[PROBLEM DETAILS] Sift the listing for lines that hold the string "using" and pull them out.

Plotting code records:
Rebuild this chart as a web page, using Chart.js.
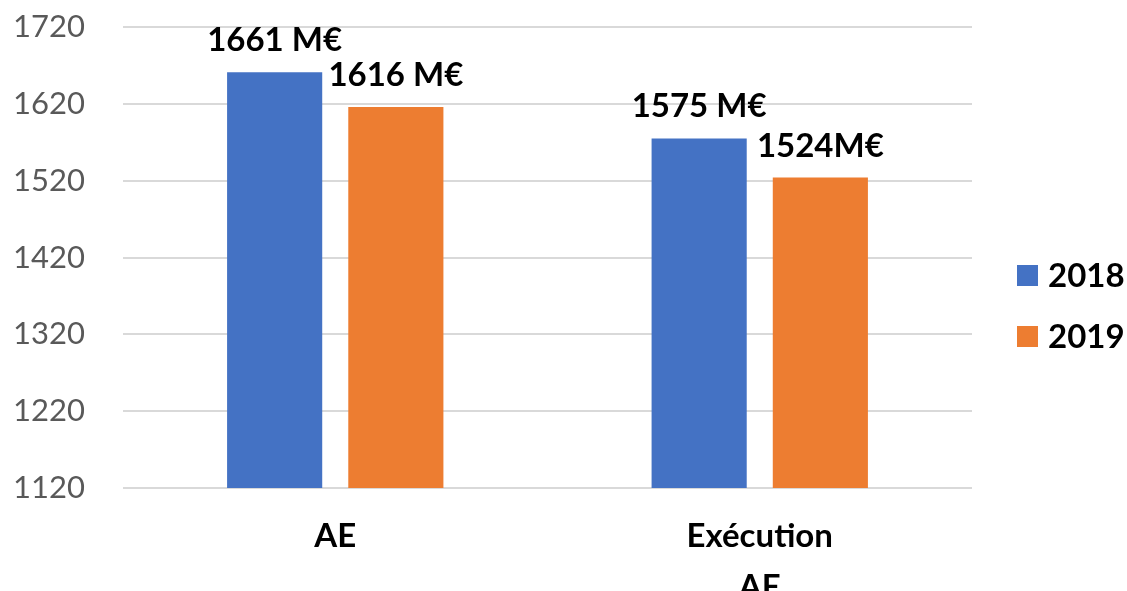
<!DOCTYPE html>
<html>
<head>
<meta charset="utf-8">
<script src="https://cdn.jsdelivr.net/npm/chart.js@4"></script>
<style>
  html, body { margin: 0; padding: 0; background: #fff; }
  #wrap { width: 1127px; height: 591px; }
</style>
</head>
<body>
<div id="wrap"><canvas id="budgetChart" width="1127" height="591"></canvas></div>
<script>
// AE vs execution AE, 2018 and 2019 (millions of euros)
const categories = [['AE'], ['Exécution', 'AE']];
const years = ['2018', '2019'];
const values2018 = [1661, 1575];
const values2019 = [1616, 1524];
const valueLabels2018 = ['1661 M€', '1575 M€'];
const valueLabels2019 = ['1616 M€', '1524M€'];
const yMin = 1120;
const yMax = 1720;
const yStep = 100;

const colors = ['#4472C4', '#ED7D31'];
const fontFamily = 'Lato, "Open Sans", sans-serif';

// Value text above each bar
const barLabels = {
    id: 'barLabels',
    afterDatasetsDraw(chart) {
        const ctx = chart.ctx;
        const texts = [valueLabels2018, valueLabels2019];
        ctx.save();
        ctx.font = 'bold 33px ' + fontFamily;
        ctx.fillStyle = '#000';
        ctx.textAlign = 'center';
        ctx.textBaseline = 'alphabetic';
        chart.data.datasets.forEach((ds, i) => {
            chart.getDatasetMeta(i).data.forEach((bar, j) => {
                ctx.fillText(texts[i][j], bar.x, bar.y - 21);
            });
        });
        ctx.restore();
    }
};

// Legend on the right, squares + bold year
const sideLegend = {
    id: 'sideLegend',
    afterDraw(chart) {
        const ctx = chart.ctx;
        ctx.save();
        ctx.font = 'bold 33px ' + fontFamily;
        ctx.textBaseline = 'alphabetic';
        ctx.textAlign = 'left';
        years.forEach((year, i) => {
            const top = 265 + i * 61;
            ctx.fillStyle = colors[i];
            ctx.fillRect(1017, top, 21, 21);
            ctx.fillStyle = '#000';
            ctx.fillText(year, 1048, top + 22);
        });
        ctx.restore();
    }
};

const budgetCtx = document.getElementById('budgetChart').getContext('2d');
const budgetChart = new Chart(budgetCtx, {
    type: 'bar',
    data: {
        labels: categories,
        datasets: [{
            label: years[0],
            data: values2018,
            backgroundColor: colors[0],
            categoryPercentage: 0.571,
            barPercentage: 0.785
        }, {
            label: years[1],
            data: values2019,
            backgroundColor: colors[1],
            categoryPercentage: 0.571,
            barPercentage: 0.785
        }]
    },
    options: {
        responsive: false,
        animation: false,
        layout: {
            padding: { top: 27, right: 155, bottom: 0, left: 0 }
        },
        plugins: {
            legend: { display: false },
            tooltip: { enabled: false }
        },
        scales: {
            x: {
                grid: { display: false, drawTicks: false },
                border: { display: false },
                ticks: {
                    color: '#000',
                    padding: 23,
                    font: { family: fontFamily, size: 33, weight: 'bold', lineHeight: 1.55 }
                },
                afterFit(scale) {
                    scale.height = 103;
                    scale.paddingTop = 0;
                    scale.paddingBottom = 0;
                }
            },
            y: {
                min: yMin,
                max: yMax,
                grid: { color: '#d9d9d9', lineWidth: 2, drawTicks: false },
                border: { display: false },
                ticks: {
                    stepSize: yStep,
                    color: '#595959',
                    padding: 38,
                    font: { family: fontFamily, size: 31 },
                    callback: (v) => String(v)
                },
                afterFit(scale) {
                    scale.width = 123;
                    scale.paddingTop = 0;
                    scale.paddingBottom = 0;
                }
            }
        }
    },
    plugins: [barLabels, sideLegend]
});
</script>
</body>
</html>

--

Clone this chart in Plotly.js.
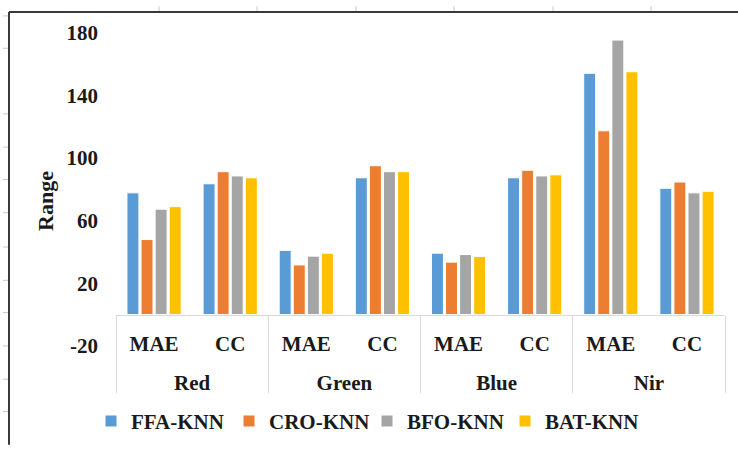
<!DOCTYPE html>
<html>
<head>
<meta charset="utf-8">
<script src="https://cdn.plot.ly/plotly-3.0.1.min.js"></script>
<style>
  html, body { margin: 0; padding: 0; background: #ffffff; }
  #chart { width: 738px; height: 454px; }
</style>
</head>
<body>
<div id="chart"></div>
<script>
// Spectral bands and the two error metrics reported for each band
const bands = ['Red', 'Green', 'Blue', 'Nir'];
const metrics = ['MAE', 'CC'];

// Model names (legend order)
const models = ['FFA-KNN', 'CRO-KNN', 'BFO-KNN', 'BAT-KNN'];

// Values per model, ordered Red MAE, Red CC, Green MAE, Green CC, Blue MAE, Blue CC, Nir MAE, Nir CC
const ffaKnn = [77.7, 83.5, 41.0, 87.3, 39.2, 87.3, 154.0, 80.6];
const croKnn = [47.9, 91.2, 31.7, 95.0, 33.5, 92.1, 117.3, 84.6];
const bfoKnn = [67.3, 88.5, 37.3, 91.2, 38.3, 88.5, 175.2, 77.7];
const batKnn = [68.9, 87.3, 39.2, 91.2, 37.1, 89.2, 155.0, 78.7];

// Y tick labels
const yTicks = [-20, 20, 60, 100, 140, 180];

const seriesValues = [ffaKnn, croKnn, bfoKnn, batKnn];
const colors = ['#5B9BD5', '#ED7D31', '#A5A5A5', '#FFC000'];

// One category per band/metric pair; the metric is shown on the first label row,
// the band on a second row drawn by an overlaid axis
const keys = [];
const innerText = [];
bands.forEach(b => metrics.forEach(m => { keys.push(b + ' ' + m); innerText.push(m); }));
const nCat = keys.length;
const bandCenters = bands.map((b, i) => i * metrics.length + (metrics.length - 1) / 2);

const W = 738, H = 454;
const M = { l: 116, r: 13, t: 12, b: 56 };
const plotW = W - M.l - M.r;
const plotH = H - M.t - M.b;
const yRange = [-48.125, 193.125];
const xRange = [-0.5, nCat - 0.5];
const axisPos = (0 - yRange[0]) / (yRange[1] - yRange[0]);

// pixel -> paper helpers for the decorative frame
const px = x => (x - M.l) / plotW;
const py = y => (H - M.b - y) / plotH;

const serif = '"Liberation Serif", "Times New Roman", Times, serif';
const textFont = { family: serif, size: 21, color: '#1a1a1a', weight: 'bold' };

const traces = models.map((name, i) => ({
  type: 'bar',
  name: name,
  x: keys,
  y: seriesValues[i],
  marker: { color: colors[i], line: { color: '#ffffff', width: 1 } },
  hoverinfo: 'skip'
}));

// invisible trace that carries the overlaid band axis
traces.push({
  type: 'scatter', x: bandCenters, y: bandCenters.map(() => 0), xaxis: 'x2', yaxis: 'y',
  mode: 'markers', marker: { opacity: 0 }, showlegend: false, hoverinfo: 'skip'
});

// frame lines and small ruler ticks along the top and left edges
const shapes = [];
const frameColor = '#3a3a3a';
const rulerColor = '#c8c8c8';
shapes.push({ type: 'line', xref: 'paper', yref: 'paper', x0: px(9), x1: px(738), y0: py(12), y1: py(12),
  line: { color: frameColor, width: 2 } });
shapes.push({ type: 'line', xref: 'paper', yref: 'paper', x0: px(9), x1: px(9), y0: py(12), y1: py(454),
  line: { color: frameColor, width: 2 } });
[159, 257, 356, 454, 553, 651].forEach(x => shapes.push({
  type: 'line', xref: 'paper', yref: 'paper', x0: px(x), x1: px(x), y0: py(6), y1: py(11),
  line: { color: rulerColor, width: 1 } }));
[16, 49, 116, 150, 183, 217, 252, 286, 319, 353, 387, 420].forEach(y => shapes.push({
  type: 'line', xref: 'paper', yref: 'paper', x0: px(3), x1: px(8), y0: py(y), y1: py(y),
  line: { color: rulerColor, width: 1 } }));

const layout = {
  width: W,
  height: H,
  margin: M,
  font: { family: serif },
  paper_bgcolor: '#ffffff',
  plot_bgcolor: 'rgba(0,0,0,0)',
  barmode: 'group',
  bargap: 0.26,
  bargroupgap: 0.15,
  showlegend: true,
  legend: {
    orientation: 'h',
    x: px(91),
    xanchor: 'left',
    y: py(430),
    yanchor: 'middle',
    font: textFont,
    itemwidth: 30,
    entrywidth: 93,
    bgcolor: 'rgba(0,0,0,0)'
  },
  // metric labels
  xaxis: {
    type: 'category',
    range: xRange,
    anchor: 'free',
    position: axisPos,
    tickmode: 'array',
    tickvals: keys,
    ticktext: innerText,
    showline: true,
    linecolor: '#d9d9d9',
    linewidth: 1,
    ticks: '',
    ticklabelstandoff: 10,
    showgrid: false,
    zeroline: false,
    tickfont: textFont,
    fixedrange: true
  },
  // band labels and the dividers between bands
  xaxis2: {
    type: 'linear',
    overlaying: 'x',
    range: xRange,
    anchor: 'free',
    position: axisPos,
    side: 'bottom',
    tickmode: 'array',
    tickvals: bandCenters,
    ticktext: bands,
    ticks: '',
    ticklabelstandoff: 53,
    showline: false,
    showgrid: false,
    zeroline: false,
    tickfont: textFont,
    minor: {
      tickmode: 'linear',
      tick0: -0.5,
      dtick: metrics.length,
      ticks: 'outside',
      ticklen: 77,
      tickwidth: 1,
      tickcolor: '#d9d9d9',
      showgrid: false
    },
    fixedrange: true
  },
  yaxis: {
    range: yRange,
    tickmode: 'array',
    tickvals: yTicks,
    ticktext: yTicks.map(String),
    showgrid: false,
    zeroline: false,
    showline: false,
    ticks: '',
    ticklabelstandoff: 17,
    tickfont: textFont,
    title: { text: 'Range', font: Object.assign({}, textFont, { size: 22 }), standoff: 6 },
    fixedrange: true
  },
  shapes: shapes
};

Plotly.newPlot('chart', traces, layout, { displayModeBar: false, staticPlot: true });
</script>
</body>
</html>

---

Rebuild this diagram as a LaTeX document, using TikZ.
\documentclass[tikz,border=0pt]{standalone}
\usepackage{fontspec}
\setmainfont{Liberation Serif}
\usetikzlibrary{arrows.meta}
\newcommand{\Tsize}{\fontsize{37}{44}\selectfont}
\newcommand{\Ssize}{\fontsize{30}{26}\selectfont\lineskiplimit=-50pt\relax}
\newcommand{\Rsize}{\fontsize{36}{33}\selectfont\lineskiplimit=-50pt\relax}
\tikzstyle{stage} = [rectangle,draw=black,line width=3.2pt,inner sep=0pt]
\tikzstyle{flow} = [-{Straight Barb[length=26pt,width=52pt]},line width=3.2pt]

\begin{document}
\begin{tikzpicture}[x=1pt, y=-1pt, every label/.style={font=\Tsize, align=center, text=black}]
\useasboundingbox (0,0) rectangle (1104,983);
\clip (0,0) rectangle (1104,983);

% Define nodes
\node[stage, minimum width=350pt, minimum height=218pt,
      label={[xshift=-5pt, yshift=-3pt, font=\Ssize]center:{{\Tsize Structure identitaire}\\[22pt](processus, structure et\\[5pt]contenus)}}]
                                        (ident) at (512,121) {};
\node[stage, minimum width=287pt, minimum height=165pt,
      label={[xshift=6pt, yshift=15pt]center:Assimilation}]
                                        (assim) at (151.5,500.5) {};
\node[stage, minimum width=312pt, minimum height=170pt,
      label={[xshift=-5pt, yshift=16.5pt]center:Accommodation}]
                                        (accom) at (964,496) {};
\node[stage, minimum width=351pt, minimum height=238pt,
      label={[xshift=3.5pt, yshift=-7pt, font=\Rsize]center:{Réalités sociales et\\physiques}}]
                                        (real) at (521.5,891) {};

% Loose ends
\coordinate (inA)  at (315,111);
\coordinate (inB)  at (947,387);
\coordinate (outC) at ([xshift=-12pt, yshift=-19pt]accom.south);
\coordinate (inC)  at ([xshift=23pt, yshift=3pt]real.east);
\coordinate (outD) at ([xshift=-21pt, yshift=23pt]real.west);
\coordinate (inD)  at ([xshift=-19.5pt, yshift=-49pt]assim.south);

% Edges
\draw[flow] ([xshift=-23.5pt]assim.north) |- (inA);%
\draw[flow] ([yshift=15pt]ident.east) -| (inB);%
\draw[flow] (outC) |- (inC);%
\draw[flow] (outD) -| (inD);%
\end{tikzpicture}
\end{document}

[RESULT OF THE TASK]
Rebuild this chart as a web page, using Chart.js.
Rebuild this diagram as a LaTeX document, using TikZ.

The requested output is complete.